**Records supplied:**
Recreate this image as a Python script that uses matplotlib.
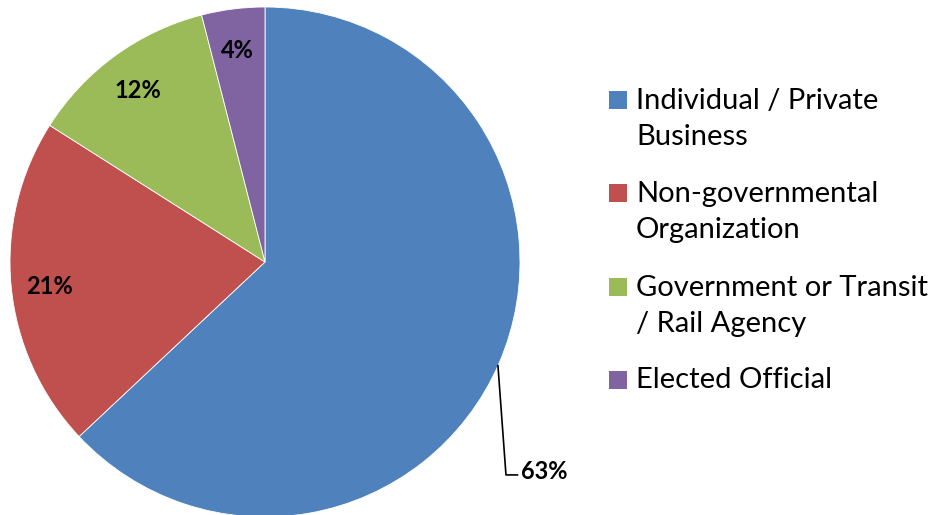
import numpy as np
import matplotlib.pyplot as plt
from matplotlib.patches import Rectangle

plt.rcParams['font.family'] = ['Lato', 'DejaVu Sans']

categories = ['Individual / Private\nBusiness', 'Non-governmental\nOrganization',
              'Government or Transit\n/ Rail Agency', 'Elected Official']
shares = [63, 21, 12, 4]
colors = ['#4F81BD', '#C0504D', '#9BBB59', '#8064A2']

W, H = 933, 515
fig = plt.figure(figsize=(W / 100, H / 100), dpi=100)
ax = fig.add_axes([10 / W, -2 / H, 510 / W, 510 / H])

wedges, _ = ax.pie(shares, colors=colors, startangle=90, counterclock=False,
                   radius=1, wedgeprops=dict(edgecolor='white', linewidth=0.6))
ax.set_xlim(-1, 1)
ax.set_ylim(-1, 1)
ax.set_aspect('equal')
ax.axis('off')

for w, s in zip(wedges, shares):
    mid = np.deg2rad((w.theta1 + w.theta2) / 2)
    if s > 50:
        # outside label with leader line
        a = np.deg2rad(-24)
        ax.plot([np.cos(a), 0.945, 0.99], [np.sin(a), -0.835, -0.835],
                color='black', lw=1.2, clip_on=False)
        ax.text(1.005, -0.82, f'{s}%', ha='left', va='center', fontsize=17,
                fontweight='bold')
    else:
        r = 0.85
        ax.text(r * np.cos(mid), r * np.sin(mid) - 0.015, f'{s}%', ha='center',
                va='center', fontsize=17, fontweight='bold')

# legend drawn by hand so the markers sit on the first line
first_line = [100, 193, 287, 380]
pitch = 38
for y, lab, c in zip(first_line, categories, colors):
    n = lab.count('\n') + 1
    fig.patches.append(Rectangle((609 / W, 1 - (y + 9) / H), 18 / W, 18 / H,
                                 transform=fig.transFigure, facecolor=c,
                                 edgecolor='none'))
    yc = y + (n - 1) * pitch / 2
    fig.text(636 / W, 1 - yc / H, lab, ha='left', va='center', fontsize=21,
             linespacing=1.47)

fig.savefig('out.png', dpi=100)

* * *

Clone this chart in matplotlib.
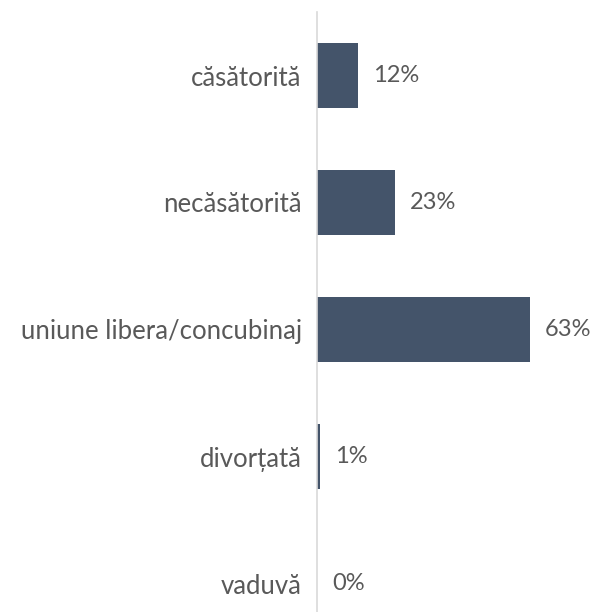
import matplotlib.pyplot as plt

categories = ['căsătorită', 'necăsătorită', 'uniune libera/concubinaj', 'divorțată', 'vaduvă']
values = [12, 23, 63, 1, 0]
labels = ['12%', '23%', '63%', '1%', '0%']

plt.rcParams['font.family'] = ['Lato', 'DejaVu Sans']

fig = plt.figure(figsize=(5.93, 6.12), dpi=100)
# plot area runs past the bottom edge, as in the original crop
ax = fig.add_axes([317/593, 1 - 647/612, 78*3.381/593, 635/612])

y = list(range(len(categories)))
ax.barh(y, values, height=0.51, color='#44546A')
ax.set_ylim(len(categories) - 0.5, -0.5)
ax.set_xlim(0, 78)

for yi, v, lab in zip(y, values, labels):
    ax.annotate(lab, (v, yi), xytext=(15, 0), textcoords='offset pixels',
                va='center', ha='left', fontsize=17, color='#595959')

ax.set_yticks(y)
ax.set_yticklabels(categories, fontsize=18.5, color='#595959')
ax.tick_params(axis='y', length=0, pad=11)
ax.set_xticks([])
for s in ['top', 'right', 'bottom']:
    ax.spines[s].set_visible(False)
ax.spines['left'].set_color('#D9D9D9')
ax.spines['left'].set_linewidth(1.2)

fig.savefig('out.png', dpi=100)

**To be done:** Repeat, with no pictures, exactly the lines from the one containing "Recreate this image" through the one containing "ax.axis('off')", the first and last included.

**Exercise result:**
Recreate this image as a Python script that uses matplotlib.
import numpy as np
import matplotlib.pyplot as plt
from matplotlib.patches import Rectangle

plt.rcParams['font.family'] = ['Lato', 'DejaVu Sans']

categories = ['Individual / Private\nBusiness', 'Non-governmental\nOrganization',
              'Government or Transit\n/ Rail Agency', 'Elected Official']
shares = [63, 21, 12, 4]
colors = ['#4F81BD', '#C0504D', '#9BBB59', '#8064A2']

W, H = 933, 515
fig = plt.figure(figsize=(W / 100, H / 100), dpi=100)
ax = fig.add_axes([10 / W, -2 / H, 510 / W, 510 / H])

wedges, _ = ax.pie(shares, colors=colors, startangle=90, counterclock=False,
                   radius=1, wedgeprops=dict(edgecolor='white', linewidth=0.6))
ax.set_xlim(-1, 1)
ax.set_ylim(-1, 1)
ax.set_aspect('equal')
ax.axis('off')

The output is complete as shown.